* Start DATASET SECTION *
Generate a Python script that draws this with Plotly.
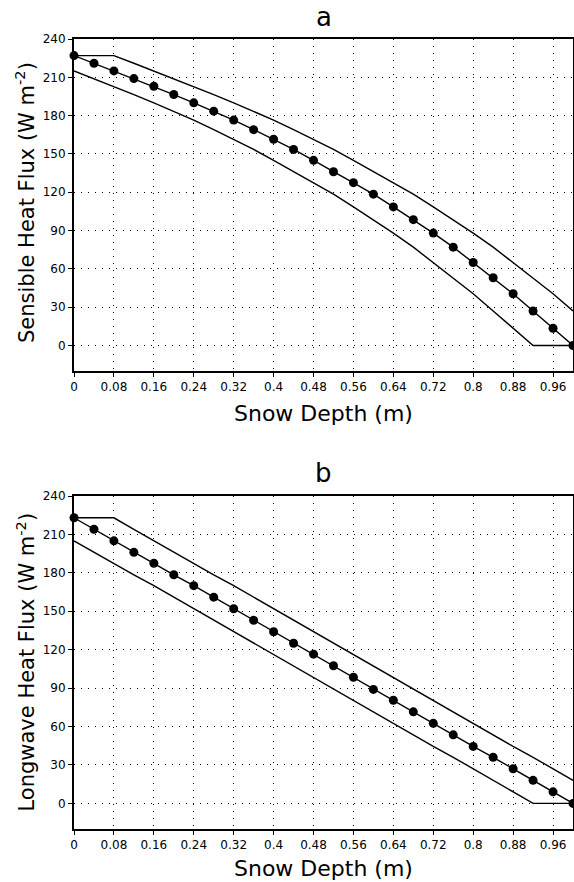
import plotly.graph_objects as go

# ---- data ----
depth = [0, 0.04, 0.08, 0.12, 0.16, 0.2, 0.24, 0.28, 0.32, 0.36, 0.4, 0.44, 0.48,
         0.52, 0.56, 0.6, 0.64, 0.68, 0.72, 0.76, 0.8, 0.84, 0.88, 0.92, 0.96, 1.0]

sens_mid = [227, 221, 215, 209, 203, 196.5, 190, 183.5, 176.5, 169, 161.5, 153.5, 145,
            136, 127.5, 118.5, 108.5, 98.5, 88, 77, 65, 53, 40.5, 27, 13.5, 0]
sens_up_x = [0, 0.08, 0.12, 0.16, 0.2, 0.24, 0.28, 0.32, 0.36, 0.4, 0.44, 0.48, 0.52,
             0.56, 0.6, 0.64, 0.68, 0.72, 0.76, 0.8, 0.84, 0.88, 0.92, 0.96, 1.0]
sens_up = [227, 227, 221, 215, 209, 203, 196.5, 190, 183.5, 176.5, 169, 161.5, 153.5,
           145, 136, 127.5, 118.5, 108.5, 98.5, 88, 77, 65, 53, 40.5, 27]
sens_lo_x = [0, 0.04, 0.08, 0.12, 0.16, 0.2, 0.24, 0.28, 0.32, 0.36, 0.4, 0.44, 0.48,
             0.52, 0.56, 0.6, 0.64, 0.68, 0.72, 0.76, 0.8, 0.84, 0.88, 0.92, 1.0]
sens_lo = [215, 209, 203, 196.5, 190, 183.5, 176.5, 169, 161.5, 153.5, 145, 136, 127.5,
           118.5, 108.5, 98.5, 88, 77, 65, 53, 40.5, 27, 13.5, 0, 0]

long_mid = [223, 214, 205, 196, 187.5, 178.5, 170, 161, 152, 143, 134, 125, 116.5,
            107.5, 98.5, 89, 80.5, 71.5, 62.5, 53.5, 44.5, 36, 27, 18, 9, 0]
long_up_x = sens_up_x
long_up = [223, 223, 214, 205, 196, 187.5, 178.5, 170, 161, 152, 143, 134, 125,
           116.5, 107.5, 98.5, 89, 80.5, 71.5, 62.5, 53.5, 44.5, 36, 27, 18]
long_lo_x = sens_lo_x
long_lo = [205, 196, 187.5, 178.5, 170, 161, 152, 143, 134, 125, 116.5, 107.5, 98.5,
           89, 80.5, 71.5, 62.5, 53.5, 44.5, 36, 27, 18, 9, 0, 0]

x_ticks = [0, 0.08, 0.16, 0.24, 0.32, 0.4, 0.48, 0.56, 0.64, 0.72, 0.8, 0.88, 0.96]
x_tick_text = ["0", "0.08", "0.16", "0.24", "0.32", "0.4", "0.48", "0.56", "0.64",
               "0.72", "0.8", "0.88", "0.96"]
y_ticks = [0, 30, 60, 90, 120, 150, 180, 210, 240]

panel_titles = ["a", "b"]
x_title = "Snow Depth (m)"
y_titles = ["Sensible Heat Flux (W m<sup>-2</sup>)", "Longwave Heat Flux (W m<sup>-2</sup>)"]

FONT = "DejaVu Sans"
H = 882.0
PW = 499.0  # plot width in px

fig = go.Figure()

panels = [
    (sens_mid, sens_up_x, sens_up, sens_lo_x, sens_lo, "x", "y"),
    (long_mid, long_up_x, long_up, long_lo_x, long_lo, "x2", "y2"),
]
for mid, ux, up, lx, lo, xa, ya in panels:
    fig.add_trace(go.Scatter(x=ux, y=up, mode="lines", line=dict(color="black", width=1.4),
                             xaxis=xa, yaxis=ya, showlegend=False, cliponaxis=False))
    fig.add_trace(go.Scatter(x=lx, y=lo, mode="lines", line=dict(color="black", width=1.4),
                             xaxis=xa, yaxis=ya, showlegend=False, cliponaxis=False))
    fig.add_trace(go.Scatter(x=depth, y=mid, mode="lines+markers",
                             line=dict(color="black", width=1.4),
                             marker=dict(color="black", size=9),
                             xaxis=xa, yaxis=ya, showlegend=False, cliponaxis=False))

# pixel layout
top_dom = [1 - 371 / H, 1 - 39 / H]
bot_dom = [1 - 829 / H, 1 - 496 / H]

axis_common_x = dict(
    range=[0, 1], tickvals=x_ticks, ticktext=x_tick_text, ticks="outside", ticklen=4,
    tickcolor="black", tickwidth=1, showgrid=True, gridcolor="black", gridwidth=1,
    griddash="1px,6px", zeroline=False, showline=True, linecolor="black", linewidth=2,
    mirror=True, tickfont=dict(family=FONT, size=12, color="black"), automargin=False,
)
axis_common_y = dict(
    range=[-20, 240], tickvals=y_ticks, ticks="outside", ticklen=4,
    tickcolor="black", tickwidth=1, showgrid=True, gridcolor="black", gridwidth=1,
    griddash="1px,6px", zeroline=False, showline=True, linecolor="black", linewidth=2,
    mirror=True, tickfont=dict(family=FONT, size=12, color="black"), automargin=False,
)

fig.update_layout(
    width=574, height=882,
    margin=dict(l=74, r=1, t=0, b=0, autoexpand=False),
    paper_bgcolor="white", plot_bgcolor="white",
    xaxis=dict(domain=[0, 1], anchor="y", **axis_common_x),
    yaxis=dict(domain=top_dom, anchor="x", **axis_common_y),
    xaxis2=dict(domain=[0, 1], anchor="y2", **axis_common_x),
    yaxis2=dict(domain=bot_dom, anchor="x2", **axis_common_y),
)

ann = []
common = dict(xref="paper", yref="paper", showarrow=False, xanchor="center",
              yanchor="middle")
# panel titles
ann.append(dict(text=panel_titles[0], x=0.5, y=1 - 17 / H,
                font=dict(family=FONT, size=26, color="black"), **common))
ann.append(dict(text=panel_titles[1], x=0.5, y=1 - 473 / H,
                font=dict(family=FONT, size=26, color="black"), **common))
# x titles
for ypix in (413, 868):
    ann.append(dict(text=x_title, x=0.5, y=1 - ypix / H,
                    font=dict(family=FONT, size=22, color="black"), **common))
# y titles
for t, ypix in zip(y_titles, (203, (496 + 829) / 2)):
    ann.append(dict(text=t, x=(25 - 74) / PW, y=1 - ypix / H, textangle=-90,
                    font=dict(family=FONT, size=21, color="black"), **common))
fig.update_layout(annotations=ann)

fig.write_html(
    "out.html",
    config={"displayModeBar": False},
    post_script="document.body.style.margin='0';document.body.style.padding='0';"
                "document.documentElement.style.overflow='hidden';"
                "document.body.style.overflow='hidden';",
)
* End DATASET SECTION *
STATED PROBLEM
Leave out the pictures and repeat exactly the lines from the start of the material through the line that contains "13.5, 0, 0]", both included.

TASK SOLUTION
Generate a Python script that draws this with Plotly.
import plotly.graph_objects as go

# ---- data ----
depth = [0, 0.04, 0.08, 0.12, 0.16, 0.2, 0.24, 0.28, 0.32, 0.36, 0.4, 0.44, 0.48,
         0.52, 0.56, 0.6, 0.64, 0.68, 0.72, 0.76, 0.8, 0.84, 0.88, 0.92, 0.96, 1.0]

sens_mid = [227, 221, 215, 209, 203, 196.5, 190, 183.5, 176.5, 169, 161.5, 153.5, 145,
            136, 127.5, 118.5, 108.5, 98.5, 88, 77, 65, 53, 40.5, 27, 13.5, 0]
sens_up_x = [0, 0.08, 0.12, 0.16, 0.2, 0.24, 0.28, 0.32, 0.36, 0.4, 0.44, 0.48, 0.52,
             0.56, 0.6, 0.64, 0.68, 0.72, 0.76, 0.8, 0.84, 0.88, 0.92, 0.96, 1.0]
sens_up = [227, 227, 221, 215, 209, 203, 196.5, 190, 183.5, 176.5, 169, 161.5, 153.5,
           145, 136, 127.5, 118.5, 108.5, 98.5, 88, 77, 65, 53, 40.5, 27]
sens_lo_x = [0, 0.04, 0.08, 0.12, 0.16, 0.2, 0.24, 0.28, 0.32, 0.36, 0.4, 0.44, 0.48,
             0.52, 0.56, 0.6, 0.64, 0.68, 0.72, 0.76, 0.8, 0.84, 0.88, 0.92, 1.0]
sens_lo = [215, 209, 203, 196.5, 190, 183.5, 176.5, 169, 161.5, 153.5, 145, 136, 127.5,
           118.5, 108.5, 98.5, 88, 77, 65, 53, 40.5, 27, 13.5, 0, 0]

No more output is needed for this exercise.